- [Instructions for the task] Please, without the pictures, retype exactly the lines from the start of the material through the line that holds "(712,57) rectangle (851,433);".

————————

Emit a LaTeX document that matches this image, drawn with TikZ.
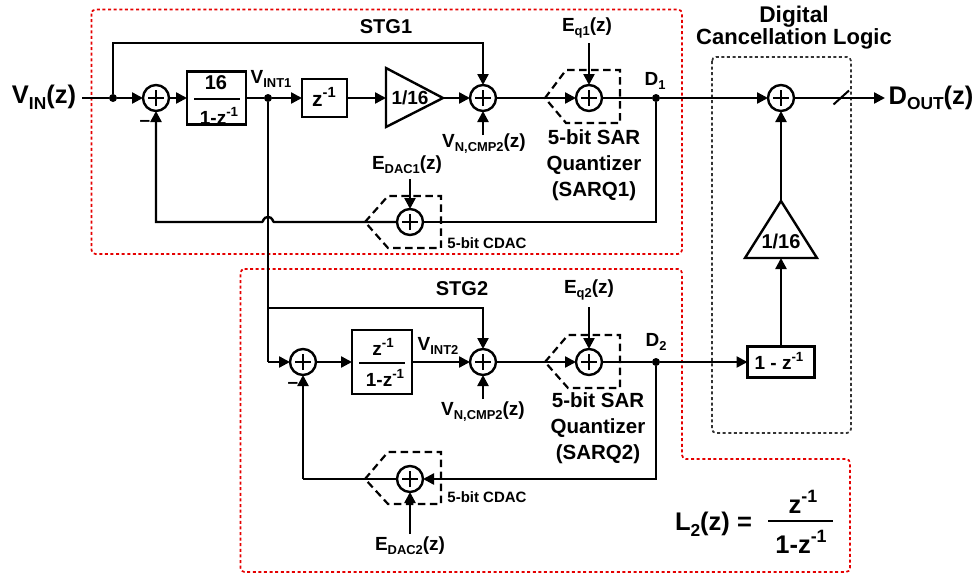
\documentclass[tikz,border=0pt]{standalone}
\usepackage{fontspec}
\usepackage{graphicx}
\setmainfont{Liberation Sans}[BoldFont={Liberation Sans Bold}]
\usetikzlibrary{arrows.meta,calc}
\newcommand{\sbs}[1]{\raisebox{-.22em}{\scalebox{.68}{#1}}}
\newcommand{\sps}[1]{\raisebox{.42em}{\scalebox{.7}{#1}}}
\newcommand{\fs}[1]{\fontsize{#1}{#1}\selectfont\bfseries}
\tikzset{
  x=1pt,y=-1pt,
  wire/.style={line width=2.4pt,draw=black},
  arr/.style={wire,-{Triangle[length=11pt,width=11pt]}},
  sumnode/.style={circle,draw=black,line width=2.4pt,minimum size=26pt,inner sep=0pt,outer sep=0pt,
    path picture={\draw[line width=2pt] (path picture bounding box.center) ++(-8pt,0) -- ++(16pt,0)
      (path picture bounding box.center) ++(0,-8pt) -- ++(0,16pt);}},
  dotnode/.style={circle,fill=black,minimum size=8pt,inner sep=0pt,outer sep=0pt},
  blk/.style={draw=black,line width=2.4pt,inner sep=0pt,outer sep=0pt,fill=white},
  tri/.style={draw=black,line width=2.4pt,line join=miter},
  dashbox/.style={line width=2.2pt,draw=black,dash pattern=on 7.5pt off 4.5pt},
  redbox/.style={line width=1.7pt,draw=red!90!black,dash pattern=on 3pt off 2.6pt,rounded corners=4pt},
  blackbox/.style={line width=1.7pt,draw=black!80,dash pattern=on 3pt off 2.6pt,rounded corners=4pt},
  lab/.style={inner sep=0pt,outer sep=0pt,font=\fs{19}},
  big/.style={inner sep=0pt,outer sep=0pt,font=\fs{25.5}},
  small/.style={inner sep=0pt,outer sep=0pt,font=\fs{15}},
  stack/.style={inner sep=0pt,outer sep=0pt,align=center,font=\fontsize{20.5}{26}\selectfont\bfseries},
}
\begin{document}
\begin{tikzpicture}
\useasboundingbox (0,0) rectangle (978,574);
% dotted frames
\draw[redbox] (91.5,9.5) rectangle (682,254);
\draw[redbox] (240.5,269) -- (682,269) -- (682,459) -- (850,459) -- (850,572) -- (240.5,572) -- cycle;
\draw[blackbox] (712,57) rectangle (851,433);

% nodes, stage 1
\coordinate (in) at (82,98);
\node[dotnode] (d0) at (113,98) {};
\node[sumnode] (s1) at (156,98) {};
\node[blk,minimum width=59pt,minimum height=53pt] (h1) at (216.5,98) {};
\node[dotnode] (d1) at (268,98) {};
\node[blk,minimum width=45pt,minimum height=38pt] (zd) at (324.5,98) {};
\coordinate (t1w) at (386,98);
\coordinate (t1e) at (443,98);
\node[sumnode] (s2) at (483,98) {};
\node[sumnode] (s3) at (589,98) {};
\node[dotnode] (D1) at (656,98) {};
\node[sumnode] (s4) at (781,98) {};
\coordinate (out) at (885,98);
\node[sumnode] (s5) at (410,222) {};
\coordinate (fb1) at (656,222);
\coordinate (fb2) at (156,222);
\coordinate (top1) at (113,43);
\coordinate (top2) at (483,43);
\coordinate (n1) at (483,135);
\coordinate (e1) at (589,43);
\coordinate (e2) at (410,179);

% nodes, stage 2
\node[sumnode] (s6) at (303,362) {};
\node[blk,minimum width=60pt,minimum height=64pt] (h2) at (382,362) {};
\node[sumnode] (s7) at (483,362) {};
\node[sumnode] (s8) at (589,362) {};
\node[dotnode] (D2) at (656,362) {};
\node[blk,minimum width=67pt,minimum height=31pt] (ck) at (781,362) {};
\node[sumnode] (s9) at (410,479) {};
\coordinate (c2) at (268,362);
\coordinate (b1) at (268,308);
\coordinate (b2) at (483,308);
\coordinate (n2) at (483,399);
\coordinate (e3) at (589,307);
\coordinate (e4) at (410,534);
\coordinate (fb3) at (656,479);
\coordinate (fb4) at (303,479);
\coordinate (t2b) at (781,258);
\coordinate (t2a) at (781,201);

% connectors, stage 1
\draw[wire] (in) -- (d0);
\draw[arr] (d0) -- (s1);
\draw[arr] (s1) -- (h1);
\draw[wire] (h1) -- (d1);
\draw[arr] (d1) -- (zd);
\draw[arr] (zd) -- (t1w);
\draw[arr] (t1e) -- (s2);
\draw[arr] (s2) -- (s3);
\draw[wire] (s3) -- (D1);
\draw[arr] (D1) -- (s4);
\draw[arr] (s4) -- (out);
\draw[wire,line width=2pt] (833.5,104.5) -- (849,90.5);
\draw[arr] (d0) -- (top1) -- (top2) -- (s2);
\draw[arr] (n1) -- (s2);
\draw[arr] (e1) -- (s3);
\draw[arr] (e2) -- (s5);
\draw[wire] (D1) -- (fb1) -- (s5);
\draw[arr] (s5) -- (274,222) .. controls (272.5,222) and (273,217) .. (268,217) .. controls (263,217) and (263.5,222) .. (262,222) -- (fb2) -- (s1);
\draw[wire] (d1) -- (c2);

% triangles
\draw[tri] (386,68) -- (443,98) -- (386,127) -- cycle;
\draw[tri] (745,258) -- (781,201) -- (817,258) -- cycle;

% connectors, stage 2
\draw[arr] (c2) -- (s6);
\draw[arr] (s6) -- (h2);
\draw[arr] (h2) -- (s7);
\draw[arr] (b1) -- (b2) -- (s7);
\draw[arr] (n2) -- (s7);
\draw[arr] (s7) -- (s8);
\draw[arr] (e3) -- (s8);
\draw[wire] (s8) -- (D2);
\draw[arr] (D2) -- (ck);
\draw[arr] (ck) -- (t2b);
\draw[arr] (t2a) -- (s4);
\draw[arr] (D2) -- (fb3) -- (s9);
\draw[wire] (s9) -- (fb4);
\draw[arr] (fb4) -- (s6);
\draw[arr] (e4) -- (s9);

% dashed quantizer and DAC outlines
\draw[dashbox] (545,98) -- (566,70) -- (620,70) -- (620,123) -- (566,123) -- cycle;
\draw[dashbox] (365,222) -- (388,196) -- (441,196) -- (441,248) -- (388,248) -- cycle;
\draw[dashbox] (545,362) -- (568,335) -- (620,335) -- (620,388) -- (568,388) -- cycle;
\draw[dashbox] (365,479) -- (388,452) -- (441,452) -- (441,504) -- (388,504) -- cycle;

% fraction bars
\draw[wire] (194,99) -- (240,99);
\draw[wire] (359,363) -- (405,363);
\draw[wire] (768,521) -- (833,521);

% labels
\node[big] (tvin) at (44,97) {V\sbs{IN}(z)};
\node[big] (tdout) at (931,98) {D\sbs{OUT}(z)};
\node[lab,font=\fs{20}] (tstg1) at (386,27) {STG1};
\node[lab,font=\fs{20}] (tstg2) at (462,289) {STG2};
\node[lab,font=\fs{22},align=center] (tdcl) at (794,28) {\fontsize{22.7}{27}\selectfont\bfseries Digital\\Cancellation Logic};
\node[lab] (tvint1) at (271,79) {V\sbs{INT1}};
\node[lab] (tvint2) at (438,346) {V\sbs{INT2}};
\node[lab,font=\fs{20}] (t16) at (216,83) {16};
\node[lab] (tden1) at (219,116) {1-z\sps{-1}};
\node[lab,font=\fs{21}] (tzd) at (324,97) {z\sps{-1}};
\node[lab] (t116a) at (410,98) {1/16};
\node[lab,font=\fs{20}] (t116b) at (781,241) {1/16};
\node[lab] (tnum2) at (383,347) {z\sps{-1}};
\node[lab] (tden2) at (385,378) {1-z\sps{-1}};
\node[lab] (tck) at (779,361) {1 - z\sps{-1}};
\node[lab] (tn1) at (484,144) {V\sbs{N,CMP2}(z)};
\node[lab] (tn2) at (483,412) {V\sbs{N,CMP2}(z)};
\node[lab] (teq1) at (587,28) {E\sbs{q1}(z)};
\node[lab] (teq2) at (589,290) {E\sbs{q2}(z)};
\node[lab] (ted1) at (407,165) {E\sbs{DAC1}(z)};
\node[lab] (ted2) at (410,546) {E\sbs{DAC2}(z)};
\node[lab] (tD1) at (655,81) {D\sbs{1}};
\node[lab] (tD2) at (656,342) {D\sbs{2}};
\node[lab] (tm1) at (145,123) {–};
\node[lab] (tm2) at (293,385) {–};
\node[stack] (tq1) at (594,165) {5-bit SAR\\Quantizer\\(SARQ1)};
\node[stack] (tq2) at (598,428) {5-bit SAR\\Quantizer\\(SARQ2)};
\node[small] (tc1) at (487,243) {5-bit CDAC};
\node[small] (tc2) at (487,497) {5-bit CDAC};
\node[big,anchor=west] (tl2) at (675,524) {L\sbs{2}(z) =};
\node[big] (tln) at (803,502) {z\sps{-1}};
\node[big] (tld) at (801,542) {1-z\sps{-1}};
\end{tikzpicture}
\end{document}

————————

- [Worked solution]
Emit a LaTeX document that matches this image, drawn with TikZ.
\documentclass[tikz,border=0pt]{standalone}
\usepackage{fontspec}
\usepackage{graphicx}
\setmainfont{Liberation Sans}[BoldFont={Liberation Sans Bold}]
\usetikzlibrary{arrows.meta,calc}
\newcommand{\sbs}[1]{\raisebox{-.22em}{\scalebox{.68}{#1}}}
\newcommand{\sps}[1]{\raisebox{.42em}{\scalebox{.7}{#1}}}
\newcommand{\fs}[1]{\fontsize{#1}{#1}\selectfont\bfseries}
\tikzset{
  x=1pt,y=-1pt,
  wire/.style={line width=2.4pt,draw=black},
  arr/.style={wire,-{Triangle[length=11pt,width=11pt]}},
  sumnode/.style={circle,draw=black,line width=2.4pt,minimum size=26pt,inner sep=0pt,outer sep=0pt,
    path picture={\draw[line width=2pt] (path picture bounding box.center) ++(-8pt,0) -- ++(16pt,0)
      (path picture bounding box.center) ++(0,-8pt) -- ++(0,16pt);}},
  dotnode/.style={circle,fill=black,minimum size=8pt,inner sep=0pt,outer sep=0pt},
  blk/.style={draw=black,line width=2.4pt,inner sep=0pt,outer sep=0pt,fill=white},
  tri/.style={draw=black,line width=2.4pt,line join=miter},
  dashbox/.style={line width=2.2pt,draw=black,dash pattern=on 7.5pt off 4.5pt},
  redbox/.style={line width=1.7pt,draw=red!90!black,dash pattern=on 3pt off 2.6pt,rounded corners=4pt},
  blackbox/.style={line width=1.7pt,draw=black!80,dash pattern=on 3pt off 2.6pt,rounded corners=4pt},
  lab/.style={inner sep=0pt,outer sep=0pt,font=\fs{19}},
  big/.style={inner sep=0pt,outer sep=0pt,font=\fs{25.5}},
  small/.style={inner sep=0pt,outer sep=0pt,font=\fs{15}},
  stack/.style={inner sep=0pt,outer sep=0pt,align=center,font=\fontsize{20.5}{26}\selectfont\bfseries},
}
\begin{document}
\begin{tikzpicture}
\useasboundingbox (0,0) rectangle (978,574);
% dotted frames
\draw[redbox] (91.5,9.5) rectangle (682,254);
\draw[redbox] (240.5,269) -- (682,269) -- (682,459) -- (850,459) -- (850,572) -- (240.5,572) -- cycle;
\draw[blackbox] (712,57) rectangle (851,433);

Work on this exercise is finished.